Even worse, this is a film where arguments and revelations come steamrolling at you in nearly EVERY scene and in a complete cavalcade as if Levy did not believe in his material enough to trust that any inherent comedy or drama would live, breathe and arrive naturally. Nope! He had to sledgehammer every single moment from beginning to end and race it along as if the audience would get bored by something approaching, oh, I don't know...any realism. The overall mechanics, as presented in this film, are only of the most contrived and shallow sitcom variety, all the way down to why the family is actually even spending a week together in the house in the first place, which makes you even question the existence of this film at all.

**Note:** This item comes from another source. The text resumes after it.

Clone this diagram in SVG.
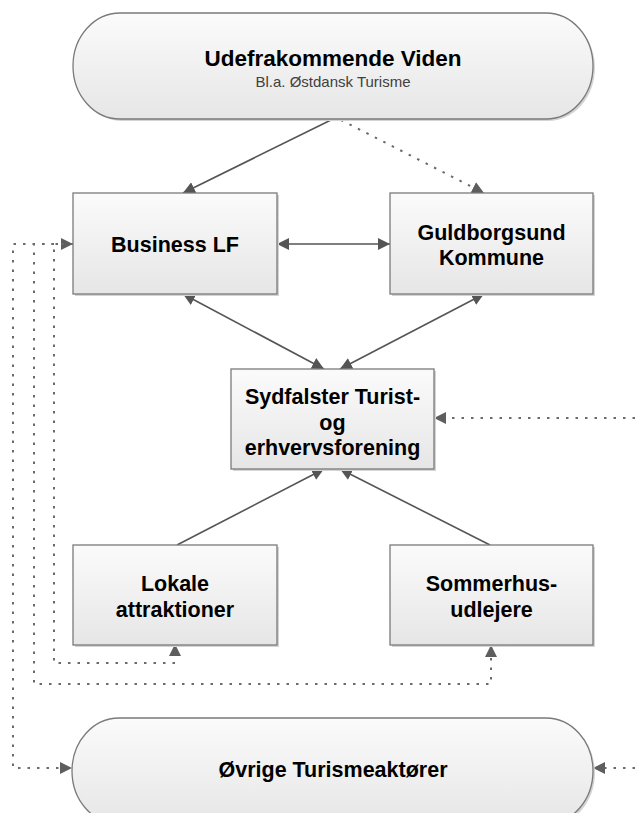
<svg xmlns="http://www.w3.org/2000/svg" width="635" height="813" viewBox="0 0 635 813">
<defs>
<linearGradient id="g" x1="0" y1="0" x2="0" y2="1">
<stop offset="0" stop-color="#fbfbfb"/>
<stop offset="1" stop-color="#e6e6e6"/>
</linearGradient>
<marker id="a" viewBox="0 0 12 12" refX="12" refY="6" markerWidth="12" markerHeight="12" markerUnits="userSpaceOnUse" orient="auto-start-reverse">
<path d="M0,0 L12,6 L0,12 z" fill="#555"/>
</marker>
<marker id="ad" viewBox="0 0 12 12" refX="12" refY="6" markerWidth="12" markerHeight="12" markerUnits="userSpaceOnUse" orient="auto-start-reverse">
<path d="M0,0 L12,6 L0,12 z" fill="#5e5e5e"/>
</marker>
</defs>
<style>
.shape{fill:url(#g);stroke:#7a7a7a;stroke-width:1.3}
.shadow{fill:#d4d4d4}
.t{font-family:"Liberation Sans",Arial,sans-serif;font-weight:bold;font-size:21.5px;fill:#000;text-anchor:middle}
.big{font-size:22.5px}
.s{font-family:"Liberation Sans",Arial,sans-serif;font-size:15px;fill:#404040;text-anchor:middle}
.solid{fill:none;stroke:#555;stroke-width:1.6}
.dot{fill:none;stroke:#6a6a6a;stroke-width:2;stroke-dasharray:2.5 7}
</style>
<rect width="635" height="813" fill="#fff"/>

<g id="connectors">
<path class="solid" d="M333,119 L183,193" marker-end="url(#a)"/>
<path class="dot" d="M341,120 L484,193" marker-end="url(#ad)"/>
<path class="solid" d="M277,244 L390,244" marker-start="url(#a)" marker-end="url(#a)"/>
<path class="solid" d="M183,294 L324,369" marker-start="url(#a)" marker-end="url(#a)"/>
<path class="solid" d="M484,294 L340,369" marker-start="url(#a)" marker-end="url(#a)"/>
<path class="solid" d="M177,545 L324,469" marker-end="url(#a)"/>
<path class="solid" d="M490,545 L340,469" marker-end="url(#a)"/>
<path class="dot" d="M635,418 L434,418" marker-end="url(#ad)"/>
<path class="dot" d="M635,768 L593,768" marker-end="url(#ad)"/>
<path class="dot" d="M175,644 L175,663 L54,663 L54,244 L73,244" marker-start="url(#ad)" marker-end="url(#ad)"/>
<path class="dot" d="M73,244 L34,244 L34,684 L491,684 L491,645" marker-end="url(#ad)"/>
<path class="dot" d="M73,244 L13,244 L13,768 L72,768" marker-end="url(#ad)"/>
</g>

<g id="udefra">
<rect class="shadow" x="75" y="15" width="520" height="106" rx="47" ry="53"/>
<rect class="shape" x="73" y="13" width="520" height="106" rx="47" ry="53"/>
<text class="t big" x="333" y="65.5">Udefrakommende Viden</text>
<text class="s" x="333" y="87">Bl.a. Østdansk Turisme</text>
</g>

<g id="business">
<rect class="shadow" x="75" y="195" width="204" height="101"/>
<rect class="shape" x="73" y="193" width="204" height="101"/>
<text class="t" x="175" y="252">Business LF</text>
</g>

<g id="guldborgsund">
<rect class="shadow" x="392" y="195" width="203" height="101"/>
<rect class="shape" x="390" y="193" width="203" height="101"/>
<text class="t" x="491.5" y="240">Guldborgsund</text>
<text class="t" x="491.5" y="265">Kommune</text>
</g>

<g id="sydfalster">
<rect class="shadow" x="233" y="371" width="203" height="100"/>
<rect class="shape" x="231" y="369" width="203" height="100"/>
<text class="t" x="332.5" y="404">Sydfalster Turist-</text>
<text class="t" x="332.5" y="430">og</text>
<text class="t" x="332.5" y="455">erhvervsforening</text>
</g>

<g id="lokale">
<rect class="shadow" x="75" y="547" width="204" height="100"/>
<rect class="shape" x="73" y="545" width="204" height="100"/>
<text class="t" x="175" y="591">Lokale</text>
<text class="t" x="175" y="617">attraktioner</text>
</g>

<g id="sommerhus">
<rect class="shadow" x="392" y="547" width="203" height="100"/>
<rect class="shape" x="390" y="545" width="203" height="100"/>
<text class="t" x="491.5" y="591">Sommerhus-</text>
<text class="t" x="491.5" y="617">udlejere</text>
</g>

<g id="ovrige">
<rect class="shadow" x="74" y="720" width="521" height="106" rx="47" ry="53"/>
<rect class="shape" x="72" y="718" width="521" height="106" rx="47" ry="53"/>
<text class="t" x="333" y="777">Øvrige Turismeaktører</text>
</g>
</svg>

All of that being said, Jason Bateman is truly a King. Try at he might, it often felt as if he was acting in a completely different movie as he clearly was trying his damnedest to find the real soul within Judd Altman and anchor down the madness that swirled around him, much as he performed masterfully in the brilliant "Arrested Development" television series, which incidentally is much more knowledgeable about the mechanics of families despite the insanity of the situations. And also, I did like Adam Driver quite a bit as he did carry a certain strong screen presence that really did make an impression and nearly transcended the thanklessness and cliched aspects of his character. But again Tina Fey is wasted in yet another film role that is so clearly beneath her tremendous skills and if I could I would have to insist that she never appear in any film in which she did not write herself.
I think I have said all that really needs to be said about "This Is Where I Leave You," a film that is as hackneyed as it is flat out stupid and for all of the crying that occurs throughout the film, not even one single solitary tear was earned.
Shawn Levy's "This Is Where I Leave You" is frankly a movie that should be left in the cinematic refuge pile. You have been warned.